Édith Piaf, je me fous du passé est un spectacle musical qui nous plonge dans une fiction originale et brillante autour de la vie de la chanteuse mythique.
Nous sommes en 1937 à Paris. Édith Piaf connaît un succès fulgurant, au point que de nombreux directeurs de cabarets embauchent des chanteuses plus ou moins ressemblantes. Pendant ce temps, la jeune Thérèse chante dans la rue, espérant pouvoir un jour vivre de sa passion.
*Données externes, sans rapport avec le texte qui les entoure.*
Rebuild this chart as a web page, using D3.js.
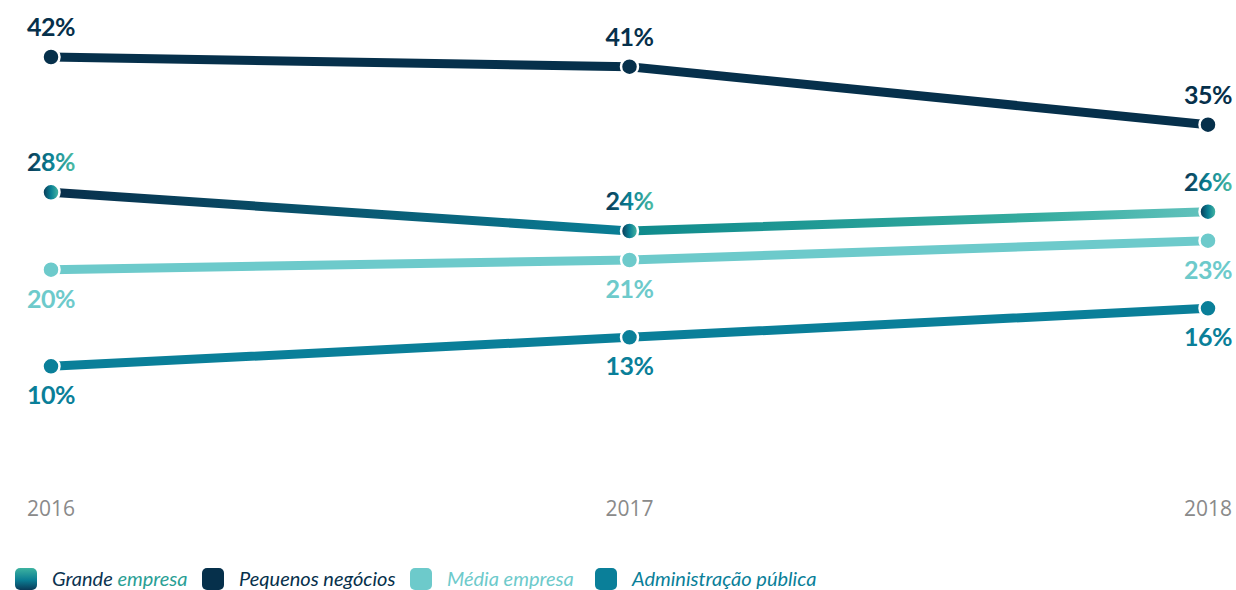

Édith, Thérèse : deux femmes aux physiques et aux voix étonnamment ressemblantes ; deux destins que nous découvrons en parallèle, et dont les routes vont se croiser, s’entremêler jusqu’à se confondre…
Il était une voix…
En voyant le titre de la pièce nous nous sommes d’abord dit : encore un biopic sur cette grande dame de la chanson. Bon, pourquoi pas, c’est toujours l’occasion de réécouter ces grands succès dont on ne se lasse pas. Mais que nenni ! Si Édith Piaf est en effet au premier plan de ce spectacle, c’est bien d’une fiction qu’il s’agit. D’une surprenante fiction même, avec son lot de suspense et de rebondissements. Et on ne s’ennuie pas un seul instant !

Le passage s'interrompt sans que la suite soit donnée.